Eep sebaliknya dari yang dilakukan Hok Gie, dia menuliskan cita-cita, kegelisahan, dan kegusaran untuk kembali disosialisasikan kepada masyarakat. Maka setiap kali menulis, yang keluar tidak semata fenomena sosial, gagasan tentang demokratisasi, atau usahanya membangun posisi politik umat Islam, melainkan juga kekesalan, keterharuan, juga kegemasan pada peristiwa di sekelilingnya, yang dia anggap perlu diperbaiki, tidak sesuai dengan kemanusiaan, janggal, dan terasa direkayasa.

Memang jelas yang diinginkan Eep; dia ingin membereskan persoalan yang mampu ditanganinya. Bagi Eep, persoalan terbesar bangsa ini adalah lemahnya posisi masyarakat di hadapan negara. Maka yang dia lakukan menjadi semacam suluh kepada masyarakat: gagasan bahwa setiap orang--seperti dirinya juga--mampu dan harus tidak sungkan melakukan peran aktif. Tidak heran, jika di seluruh tulisannya, Eep tidak pernah menghilangkan subjek "saya," karena yang dia maksudkan memang jelas--keinginan untuk perbaikan itu bukan hanya datang dari keadaan sosial, melainkan tuntutan nurani seorang individu (rakyat).

Tentang peran individu di dalam masyarakat agar terus menerus menjadi pengendali kebijakan pemerintah, Eep menulis demikian:

Adalah tugas sejarah kita untuk menghindari terulangnya kekeliruan sejarah: menghindari "siklus autoritarianisme yang berdekatan." Karenanya, ada kebutuhan pada gerakan sosial--yang masih teguh menyuarakan protes dan perlawanan politik hari-hari ini--untuk menyusun prioritas ulang.

Catatan-catatan Eep sangat gamblang dan terbuka.
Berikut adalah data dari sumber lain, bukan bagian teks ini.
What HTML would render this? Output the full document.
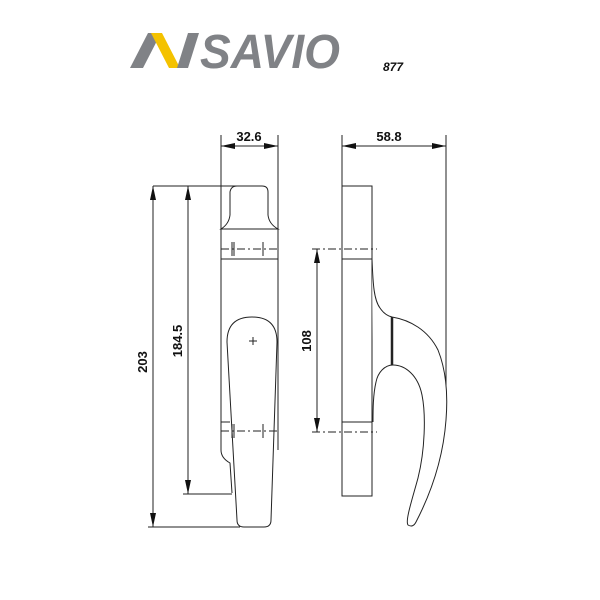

Apakah dia akan tetap segamblang dan seterbuka itu apabila sudah kembali dari Amerika nanti? Ini dapat kita bandingkan dengan kecenderungan cendekiawan lain di negeri ini, Nurcholish Madjid misalnya. Ketika baru tiba dari Amerika, Cak Nur malah dicurigai banyak kalangan karena melontarkan penyataan yang dianggap menyesatkan. Tetapi toh akhirnya dia tetap disegani karena integritas keislamannya tidak pudar, bahkan dengan strateginya sendiri dia mampu membangkitkan kesadaran politik Muslim Indonesia, terutama yang berasal dari kelas menengah.

Dari sini--setelah merantau untuk semakin mendewasakan dan mematangkan pemikirannya--kita boleh menunggu kiprah Eep beberapa tahun ke depan di dalam pendewasaan demokrasi Indonesia. Semoga.